What does it all mean?
In today’s marketplace, there are a plethora of marketing terms. Some are subsets of others and some are just redundant and fancy words that just say the same thing. One thing is certain, even with the introduction of the internet and the massive windfall of marketing data, the basics remain the same. Marketing’s foundation is still built on the “P’s” Product, Personas, Price, Promotion, and Place or the new definition of “C’s” commerce, content, and community. Although some of the terminologies have changed (i.e. Personas for target audience) you still need to develop a marketing strategy that meets a need, identifies the target market, promotes the product, identifies how to reach the target market, and distributes through the appropriate channels.
To help with some of the terminology, we have provided a glossary of some more recent marketing terms. This is not all-inclusive and by no means a bible…it is just an attempt to clarify and define some of the multitudes of terms.
Multi-channel marketing – the ability to interact with a potential customer on various platforms i.e. print ad, website, e-mail, events, etc. (Wikipedia.com)
Omni-channel marketing – a multi-channel approach to sales & marketing that seeks to provide the customer with a seamless shopping experience (Whatis.com)
Integrated Marketing – an approach to brand communications where the different modes work together to create a seamless experience for the customer (Wikipedia)

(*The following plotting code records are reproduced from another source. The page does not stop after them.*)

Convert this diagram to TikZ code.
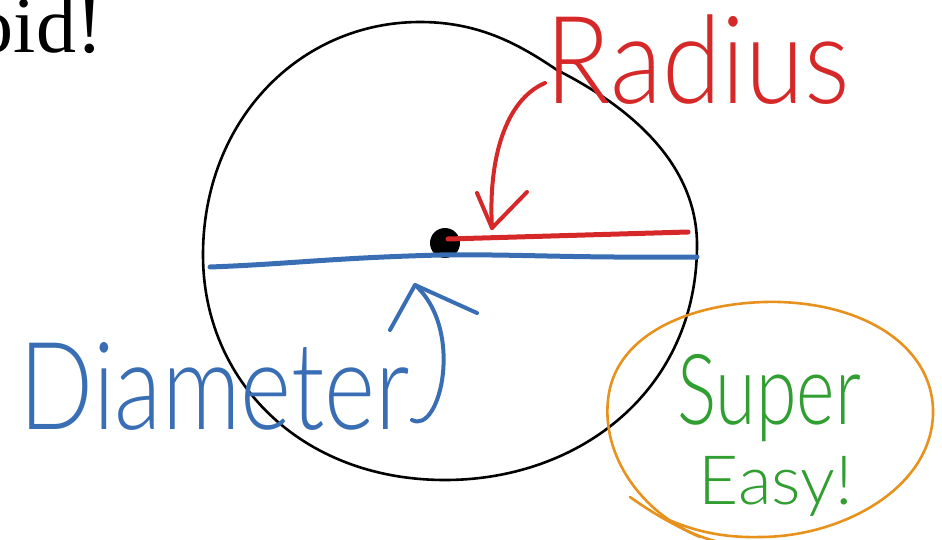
\documentclass[tikz,border=0pt]{standalone}
\usepackage{fontspec}
\setmainfont{Liberation Serif}
\newfontfamily\handfont{Lato Light}
\definecolor{penred}{RGB}{214,40,40}
\definecolor{penblue}{RGB}{58,110,180}
\definecolor{pengreen}{RGB}{48,158,48}
\definecolor{penorange}{RGB}{232,146,30}
\tikzset{
  pen/.style={line cap=round,line join=round},
  ink/.style={pen,line width=2.6pt},
  marker/.style={pen,line width=5pt},
  scrawl/.style={inner sep=0pt,font=\handfont}
}
\begin{document}
\begin{tikzpicture}[x=1pt,y=-1pt]
\useasboundingbox (0,0) rectangle (942,540);
\clip (0,0) rectangle (942,540);

% heading, cut off at the left
\node[anchor=base east,inner sep=0pt,font=\fontsize{80}{82}\selectfont] (title) at (103,53) {oid!};

% the circle, drawn by hand
\draw[ink] (557,70) .. controls (640,112) and (697,170) .. (697,245)
      .. controls (697,390) and (580,480) .. (445,480)
      .. controls (300,480) and (203,380) .. (203,255)
      .. controls (203,120) and (300,22) .. (420,22)
      .. controls (480,22) and (520,45) .. (557,70);
\coordinate (centre) at (445,243);
\fill (centre) circle (15);

% diameter and radius
\coordinate (diamL) at (210,267);
\coordinate (diamR) at (697,257);
\draw[marker,penblue] (diamL) .. controls (290,264) and (330,258) .. (440,255)
      .. controls (520,254) and (560,258) .. (diamR);
\coordinate (radS) at (448,239);
\coordinate (radE) at (688,232);
\draw[marker,penred] (radS) -- (radE);

% labels
\node[scrawl,text=penred,font=\handfont\fontsize{122}{124}\selectfont,xscale=0.88] (radius) at (698,60) {Radius};
\node[scrawl,text=penblue,font=\handfont\fontsize{122}{124}\selectfont,xscale=0.8] (diameter) at (215,386) {Diameter};
\node[scrawl,anchor=base,text=pengreen,font=\handfont\fontsize{98}{100}\selectfont,xscale=0.75] (super) at (769,424) {Super};
\node[scrawl,anchor=base,text=pengreen,font=\handfont\fontsize{68}{70}\selectfont,xscale=1.02] (easy) at (776,504) {Easy!};

% arrow to the radius
\coordinate (radfrom) at (545,83);
\coordinate (radtip) at (492,228);
\draw[ink,line width=4pt,penred] (radfrom) .. controls (505,100) and (488,160) .. (radtip);
\draw[ink,line width=4pt,penred] (477,193) -- (radtip) -- (527,192);

% arrow to the diameter
\coordinate (diamfrom) at (412,420);
\coordinate (diamtip) at (415,285);
\draw[ink,line width=4pt,penblue] (diamfrom) .. controls (440,435) and (465,330) .. (diamtip);
\draw[ink,line width=4pt,penblue] (390,330) -- (diamtip) -- (477,313);

% ring round the note
\draw[ink,penorange] (630,497) .. controls (655,515) and (690,535) .. (715,541);
\draw[ink,penorange] (700,537) .. controls (640,512) and (602,455) .. (608,400)
      .. controls (615,330) and (700,300) .. (780,302)
      .. controls (870,305) and (935,350) .. (933,415)
      .. controls (930,490) and (840,537) .. (760,537)
      .. controls (720,538) and (690,530) .. (660,516);
\end{tikzpicture}
\end{document}
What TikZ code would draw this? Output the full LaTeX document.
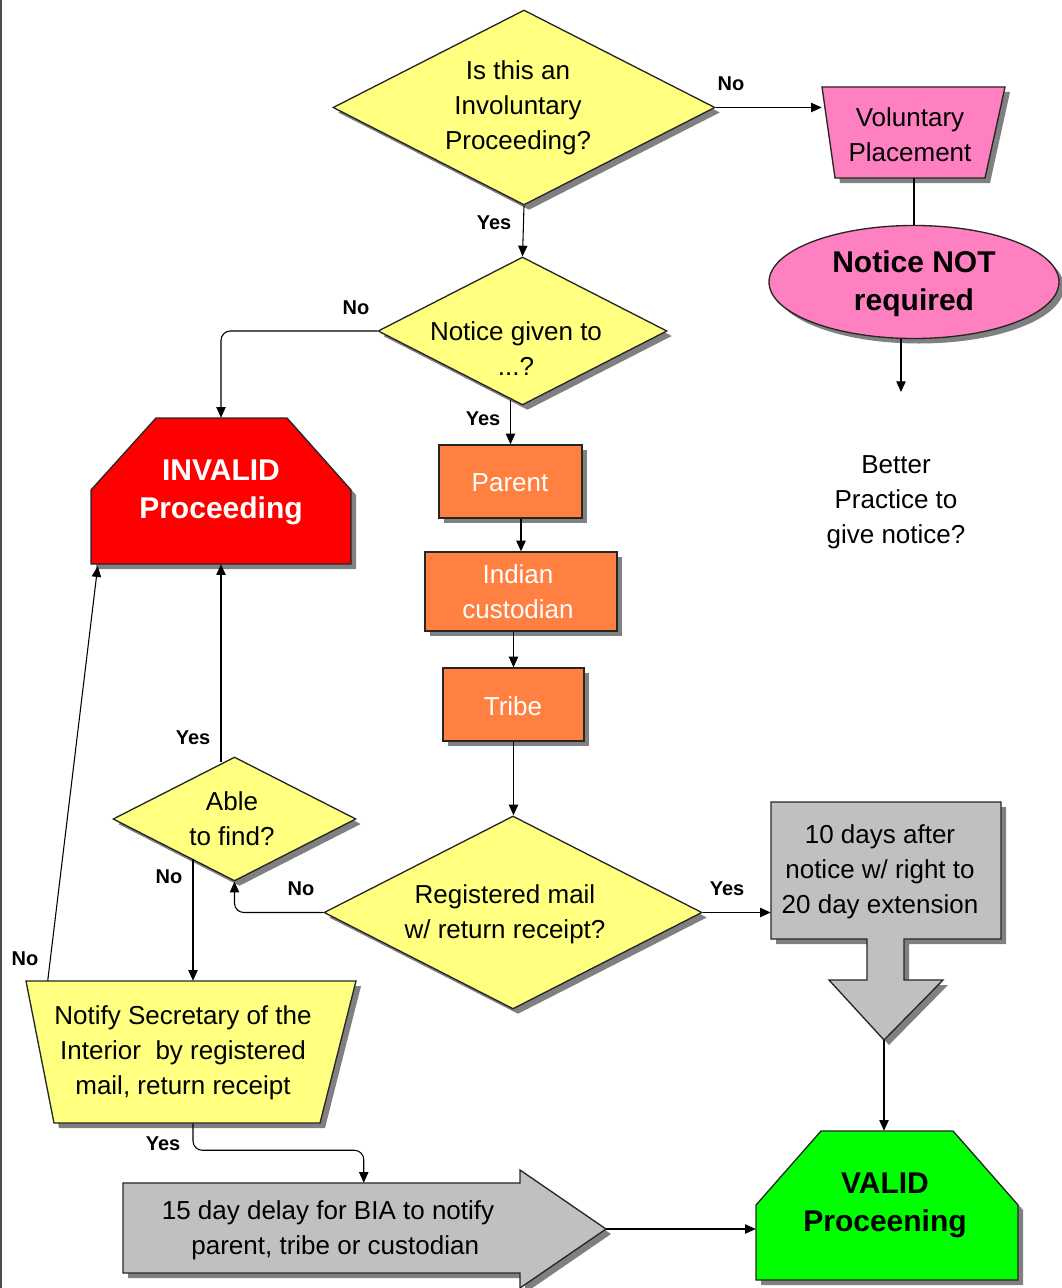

Automated Marketing – the use of software to automate marketing processes such as customer segmentation, customer data integration and campaign management (Wikipedia)
Targeted Marketing – aiming a product at a specific group of consumers that you have identified to be specifically interested or predisposed to purchase your product or service (Wikipedia)
Predictive Marketing – systematic or solutions-oriented approach to marketing as a whole with all actions driving towards the goal of revenue predictability (Lattice – Sam Melnick)
Inbound Marketing – pulling in customers via content, instead of pushing ads or cold-calls (HubSpot)
Outbound Marketing – a more traditional approach to marketing: contact prospects via ads, cold calls, list rental; opposite of inbound (BridgeGroup)
Marketing Campaign – an organized and structured effort to achieve a specific marketing goal, comprised of specific detailed steps that can include a variety of marketing channels for a very specific purpose (WH & Associates)
Blackhat Marketing – primarily in SEO, unethically fooling the search engines to gain rank (About.com)
Direct Marketing – marketing directly to audience, often without TV, radio, or print ads (DMA)
Direct Response Marketing – direct marketing expressly designed to solicit a response (Wikipedia)
Engagement Marketing – enabling sensory interactions with brands (Experiential Marketing Forum)
Influencer Marketing – the practice of engaging internal and industry experts with active networks to help achieve measurable business goals.’
Finally, to summarize … a clear and simple definition of marketing that we can all understand and relate to:
Marketing is products that don’t come back and people that do (Steve Dawson, Walker Shortbread Inc.)